EXERCISE INSTRUCTIONS: Filter these entries so that only lines with the word "this" remain.

DATA PROVIDED:

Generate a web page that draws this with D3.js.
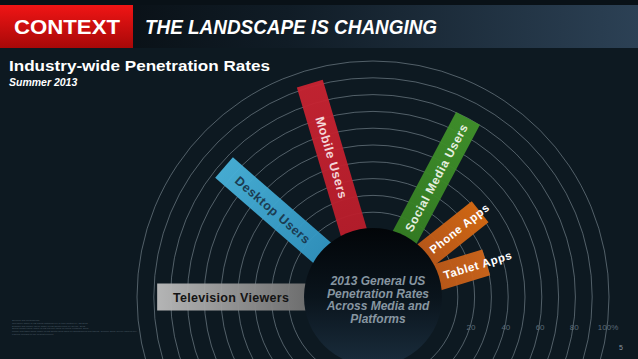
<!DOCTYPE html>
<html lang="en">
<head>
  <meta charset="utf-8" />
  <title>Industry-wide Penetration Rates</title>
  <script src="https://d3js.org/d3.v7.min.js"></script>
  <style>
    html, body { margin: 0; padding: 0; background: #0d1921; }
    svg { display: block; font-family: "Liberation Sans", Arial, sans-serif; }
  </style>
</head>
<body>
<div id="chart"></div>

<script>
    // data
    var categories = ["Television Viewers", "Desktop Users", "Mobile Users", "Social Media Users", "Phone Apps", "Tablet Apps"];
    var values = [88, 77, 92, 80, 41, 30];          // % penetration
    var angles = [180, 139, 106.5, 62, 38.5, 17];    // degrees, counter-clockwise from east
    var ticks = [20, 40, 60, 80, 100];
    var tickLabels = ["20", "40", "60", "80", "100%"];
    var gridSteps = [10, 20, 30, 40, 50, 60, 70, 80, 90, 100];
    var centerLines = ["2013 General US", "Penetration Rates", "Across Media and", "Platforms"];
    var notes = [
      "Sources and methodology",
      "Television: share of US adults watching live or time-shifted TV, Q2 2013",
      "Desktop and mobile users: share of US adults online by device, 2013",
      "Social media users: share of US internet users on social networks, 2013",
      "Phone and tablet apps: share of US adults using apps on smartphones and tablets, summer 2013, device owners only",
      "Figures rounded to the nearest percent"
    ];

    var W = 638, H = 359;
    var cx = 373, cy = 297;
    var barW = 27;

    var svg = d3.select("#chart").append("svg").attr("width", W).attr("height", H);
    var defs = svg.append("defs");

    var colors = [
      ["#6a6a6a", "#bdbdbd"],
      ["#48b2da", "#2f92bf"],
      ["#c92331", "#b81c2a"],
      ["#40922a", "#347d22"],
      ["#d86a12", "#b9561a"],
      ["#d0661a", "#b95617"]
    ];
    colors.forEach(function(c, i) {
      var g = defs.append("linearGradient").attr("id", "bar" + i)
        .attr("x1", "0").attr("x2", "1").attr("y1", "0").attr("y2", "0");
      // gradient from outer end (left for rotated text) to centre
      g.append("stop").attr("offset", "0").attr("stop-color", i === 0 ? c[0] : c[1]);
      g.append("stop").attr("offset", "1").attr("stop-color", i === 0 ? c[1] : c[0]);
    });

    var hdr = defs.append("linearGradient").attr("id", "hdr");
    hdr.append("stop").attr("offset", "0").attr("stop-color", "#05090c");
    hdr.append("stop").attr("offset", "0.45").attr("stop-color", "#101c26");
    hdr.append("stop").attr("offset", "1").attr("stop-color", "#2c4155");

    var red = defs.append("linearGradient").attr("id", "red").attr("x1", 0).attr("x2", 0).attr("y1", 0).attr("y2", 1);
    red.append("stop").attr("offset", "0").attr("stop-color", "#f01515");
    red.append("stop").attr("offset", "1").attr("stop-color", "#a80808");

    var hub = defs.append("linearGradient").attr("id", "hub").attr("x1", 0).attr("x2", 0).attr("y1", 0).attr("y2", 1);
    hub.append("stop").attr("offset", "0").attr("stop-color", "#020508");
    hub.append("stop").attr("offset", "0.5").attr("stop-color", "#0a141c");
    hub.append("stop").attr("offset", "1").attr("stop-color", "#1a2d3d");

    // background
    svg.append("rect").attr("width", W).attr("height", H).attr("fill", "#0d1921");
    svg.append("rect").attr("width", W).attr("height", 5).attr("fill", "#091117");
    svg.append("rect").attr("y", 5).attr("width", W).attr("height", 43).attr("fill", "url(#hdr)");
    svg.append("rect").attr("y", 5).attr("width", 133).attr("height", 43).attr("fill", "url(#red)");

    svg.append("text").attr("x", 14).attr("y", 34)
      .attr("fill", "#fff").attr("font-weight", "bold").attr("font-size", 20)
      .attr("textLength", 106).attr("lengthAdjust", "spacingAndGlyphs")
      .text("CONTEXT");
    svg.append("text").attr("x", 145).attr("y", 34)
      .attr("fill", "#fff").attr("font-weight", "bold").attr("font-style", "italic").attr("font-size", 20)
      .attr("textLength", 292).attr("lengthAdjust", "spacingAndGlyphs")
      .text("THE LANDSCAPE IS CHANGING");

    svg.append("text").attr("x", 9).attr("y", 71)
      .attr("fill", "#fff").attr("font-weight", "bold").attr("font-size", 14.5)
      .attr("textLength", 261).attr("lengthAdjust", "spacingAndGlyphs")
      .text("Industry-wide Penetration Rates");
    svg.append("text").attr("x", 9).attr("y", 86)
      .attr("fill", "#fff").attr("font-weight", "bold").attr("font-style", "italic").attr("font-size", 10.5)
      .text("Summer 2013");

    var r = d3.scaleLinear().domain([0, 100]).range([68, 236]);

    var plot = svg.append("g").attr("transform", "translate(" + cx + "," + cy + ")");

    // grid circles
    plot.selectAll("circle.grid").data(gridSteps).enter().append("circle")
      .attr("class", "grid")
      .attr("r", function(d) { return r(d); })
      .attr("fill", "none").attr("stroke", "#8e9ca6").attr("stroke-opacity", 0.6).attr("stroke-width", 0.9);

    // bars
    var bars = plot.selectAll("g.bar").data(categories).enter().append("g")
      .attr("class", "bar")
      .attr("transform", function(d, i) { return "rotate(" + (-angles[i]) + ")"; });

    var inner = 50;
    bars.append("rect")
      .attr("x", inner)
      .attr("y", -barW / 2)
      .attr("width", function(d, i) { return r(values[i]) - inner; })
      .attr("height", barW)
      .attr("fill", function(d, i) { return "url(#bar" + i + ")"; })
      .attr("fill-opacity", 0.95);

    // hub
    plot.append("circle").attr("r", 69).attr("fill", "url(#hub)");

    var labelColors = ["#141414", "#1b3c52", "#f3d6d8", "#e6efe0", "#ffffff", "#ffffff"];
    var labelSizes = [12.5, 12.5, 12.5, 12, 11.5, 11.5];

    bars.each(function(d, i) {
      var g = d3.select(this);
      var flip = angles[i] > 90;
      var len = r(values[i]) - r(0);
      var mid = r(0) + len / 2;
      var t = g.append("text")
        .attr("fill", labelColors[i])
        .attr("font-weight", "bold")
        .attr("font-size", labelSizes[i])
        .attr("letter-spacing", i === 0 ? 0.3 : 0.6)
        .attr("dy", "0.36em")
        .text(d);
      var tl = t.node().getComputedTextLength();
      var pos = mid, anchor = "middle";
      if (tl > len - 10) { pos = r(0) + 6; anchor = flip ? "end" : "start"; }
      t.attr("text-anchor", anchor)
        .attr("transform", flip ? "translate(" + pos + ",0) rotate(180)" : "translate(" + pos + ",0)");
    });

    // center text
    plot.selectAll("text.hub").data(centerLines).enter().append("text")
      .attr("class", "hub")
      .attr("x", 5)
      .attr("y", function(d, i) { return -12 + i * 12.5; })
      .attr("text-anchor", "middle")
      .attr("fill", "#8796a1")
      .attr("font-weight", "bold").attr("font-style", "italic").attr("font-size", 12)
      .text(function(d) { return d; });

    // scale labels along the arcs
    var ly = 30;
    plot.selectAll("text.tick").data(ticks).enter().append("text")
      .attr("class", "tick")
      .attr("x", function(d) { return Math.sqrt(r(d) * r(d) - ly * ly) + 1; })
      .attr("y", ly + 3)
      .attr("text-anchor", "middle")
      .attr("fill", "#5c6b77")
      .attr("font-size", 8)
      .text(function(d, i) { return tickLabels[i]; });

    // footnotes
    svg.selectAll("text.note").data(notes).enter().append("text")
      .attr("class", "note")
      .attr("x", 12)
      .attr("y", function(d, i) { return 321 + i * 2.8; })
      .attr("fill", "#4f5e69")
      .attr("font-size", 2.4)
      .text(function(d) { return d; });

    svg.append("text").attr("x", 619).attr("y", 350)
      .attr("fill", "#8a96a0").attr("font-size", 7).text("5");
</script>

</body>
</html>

* * *

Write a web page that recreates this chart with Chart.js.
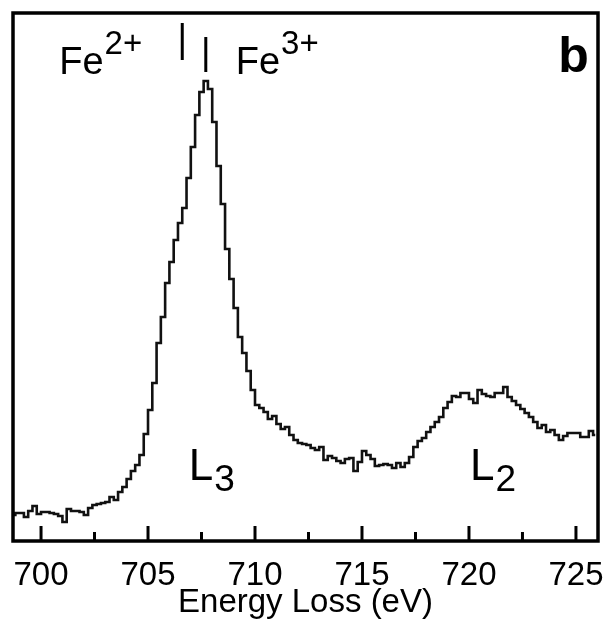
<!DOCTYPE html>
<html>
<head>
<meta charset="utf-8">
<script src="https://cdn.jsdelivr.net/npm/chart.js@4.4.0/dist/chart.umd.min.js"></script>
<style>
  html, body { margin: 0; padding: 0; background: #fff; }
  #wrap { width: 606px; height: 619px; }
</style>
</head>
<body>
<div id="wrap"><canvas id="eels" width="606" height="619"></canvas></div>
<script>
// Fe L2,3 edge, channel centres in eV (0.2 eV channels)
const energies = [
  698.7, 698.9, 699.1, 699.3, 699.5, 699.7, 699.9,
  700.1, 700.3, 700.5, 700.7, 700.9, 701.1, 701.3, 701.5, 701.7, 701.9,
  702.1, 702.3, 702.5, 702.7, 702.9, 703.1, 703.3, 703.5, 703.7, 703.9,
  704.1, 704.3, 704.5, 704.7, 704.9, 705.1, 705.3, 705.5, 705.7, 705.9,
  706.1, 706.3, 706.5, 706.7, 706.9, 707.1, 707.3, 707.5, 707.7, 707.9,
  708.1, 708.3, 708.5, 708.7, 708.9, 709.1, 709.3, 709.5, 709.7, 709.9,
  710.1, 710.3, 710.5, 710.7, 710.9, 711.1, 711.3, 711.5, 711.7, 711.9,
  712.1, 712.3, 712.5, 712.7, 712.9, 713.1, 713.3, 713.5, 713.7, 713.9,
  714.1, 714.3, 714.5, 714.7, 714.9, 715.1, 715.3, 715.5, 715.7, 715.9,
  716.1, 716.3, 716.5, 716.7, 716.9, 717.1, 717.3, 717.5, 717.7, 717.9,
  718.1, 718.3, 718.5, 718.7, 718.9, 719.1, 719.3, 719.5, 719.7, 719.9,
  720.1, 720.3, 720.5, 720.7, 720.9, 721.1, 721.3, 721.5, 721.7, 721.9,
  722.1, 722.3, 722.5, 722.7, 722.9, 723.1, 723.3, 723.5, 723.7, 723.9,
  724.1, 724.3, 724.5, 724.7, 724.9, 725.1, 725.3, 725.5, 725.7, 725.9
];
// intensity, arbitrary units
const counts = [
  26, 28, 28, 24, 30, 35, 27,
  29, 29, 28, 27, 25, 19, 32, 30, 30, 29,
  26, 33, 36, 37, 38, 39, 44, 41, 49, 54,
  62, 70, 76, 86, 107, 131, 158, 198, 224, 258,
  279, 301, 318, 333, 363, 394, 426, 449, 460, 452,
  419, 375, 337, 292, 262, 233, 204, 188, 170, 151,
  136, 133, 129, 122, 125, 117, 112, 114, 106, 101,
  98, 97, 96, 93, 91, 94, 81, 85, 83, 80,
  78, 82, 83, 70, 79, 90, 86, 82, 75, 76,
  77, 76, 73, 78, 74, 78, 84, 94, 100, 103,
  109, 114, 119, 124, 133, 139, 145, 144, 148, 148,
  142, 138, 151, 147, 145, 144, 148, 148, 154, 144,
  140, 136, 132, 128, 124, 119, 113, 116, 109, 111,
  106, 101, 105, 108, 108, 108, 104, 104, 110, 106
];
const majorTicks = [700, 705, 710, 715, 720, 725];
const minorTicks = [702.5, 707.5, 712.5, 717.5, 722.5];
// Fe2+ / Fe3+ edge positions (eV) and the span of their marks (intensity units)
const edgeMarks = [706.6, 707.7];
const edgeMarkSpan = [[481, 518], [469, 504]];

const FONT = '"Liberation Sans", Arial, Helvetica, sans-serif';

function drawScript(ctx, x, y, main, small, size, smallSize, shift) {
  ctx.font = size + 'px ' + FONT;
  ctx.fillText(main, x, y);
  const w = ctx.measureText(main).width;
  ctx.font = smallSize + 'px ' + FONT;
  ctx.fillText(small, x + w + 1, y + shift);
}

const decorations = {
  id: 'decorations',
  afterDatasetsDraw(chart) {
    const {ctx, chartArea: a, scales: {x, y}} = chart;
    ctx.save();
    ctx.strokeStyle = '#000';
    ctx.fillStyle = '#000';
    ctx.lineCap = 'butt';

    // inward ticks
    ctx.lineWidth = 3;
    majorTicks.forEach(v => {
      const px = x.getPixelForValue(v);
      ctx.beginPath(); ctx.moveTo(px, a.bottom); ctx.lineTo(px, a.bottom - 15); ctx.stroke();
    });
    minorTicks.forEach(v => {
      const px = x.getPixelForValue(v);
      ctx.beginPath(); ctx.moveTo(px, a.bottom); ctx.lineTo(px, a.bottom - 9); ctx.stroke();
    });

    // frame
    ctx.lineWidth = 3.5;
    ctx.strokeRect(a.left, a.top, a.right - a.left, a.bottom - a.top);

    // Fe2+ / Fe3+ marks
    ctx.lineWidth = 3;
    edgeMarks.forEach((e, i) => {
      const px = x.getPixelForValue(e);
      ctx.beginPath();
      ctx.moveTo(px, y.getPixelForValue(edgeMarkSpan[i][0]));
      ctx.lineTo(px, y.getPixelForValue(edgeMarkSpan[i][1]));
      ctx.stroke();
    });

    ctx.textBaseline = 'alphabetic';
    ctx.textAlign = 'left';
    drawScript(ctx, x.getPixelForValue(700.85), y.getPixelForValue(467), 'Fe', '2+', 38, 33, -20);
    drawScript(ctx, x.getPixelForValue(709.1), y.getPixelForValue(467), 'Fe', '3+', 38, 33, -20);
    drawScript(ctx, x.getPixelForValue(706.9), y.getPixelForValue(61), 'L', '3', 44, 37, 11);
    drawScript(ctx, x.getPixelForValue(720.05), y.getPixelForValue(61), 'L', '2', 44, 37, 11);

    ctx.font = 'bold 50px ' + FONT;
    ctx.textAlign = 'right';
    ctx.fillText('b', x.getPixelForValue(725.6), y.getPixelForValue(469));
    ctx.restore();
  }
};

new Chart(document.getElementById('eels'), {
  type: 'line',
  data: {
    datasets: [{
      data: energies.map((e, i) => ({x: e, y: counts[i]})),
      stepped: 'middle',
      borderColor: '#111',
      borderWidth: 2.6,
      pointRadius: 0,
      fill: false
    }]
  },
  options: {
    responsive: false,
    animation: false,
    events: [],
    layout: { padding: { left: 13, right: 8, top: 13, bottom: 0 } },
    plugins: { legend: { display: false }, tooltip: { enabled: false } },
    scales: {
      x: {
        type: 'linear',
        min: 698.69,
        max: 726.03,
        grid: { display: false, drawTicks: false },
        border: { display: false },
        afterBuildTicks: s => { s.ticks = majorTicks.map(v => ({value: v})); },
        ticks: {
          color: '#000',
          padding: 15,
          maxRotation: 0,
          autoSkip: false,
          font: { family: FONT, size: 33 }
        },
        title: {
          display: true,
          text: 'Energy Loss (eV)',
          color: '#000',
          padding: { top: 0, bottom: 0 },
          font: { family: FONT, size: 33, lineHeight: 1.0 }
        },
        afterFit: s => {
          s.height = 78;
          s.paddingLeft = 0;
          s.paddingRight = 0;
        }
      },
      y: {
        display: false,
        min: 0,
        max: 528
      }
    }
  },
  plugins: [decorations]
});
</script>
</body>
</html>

--

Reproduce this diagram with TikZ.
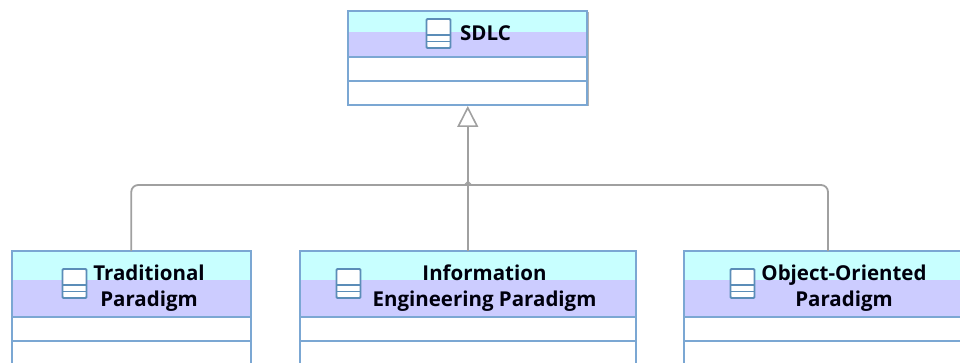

WRITTEN REPLY:
Generate a web page that draws this with D3.js.
      var g = d3.select(this);
Write a web page that recreates this chart with Chart.js.
Reproduce this diagram with TikZ.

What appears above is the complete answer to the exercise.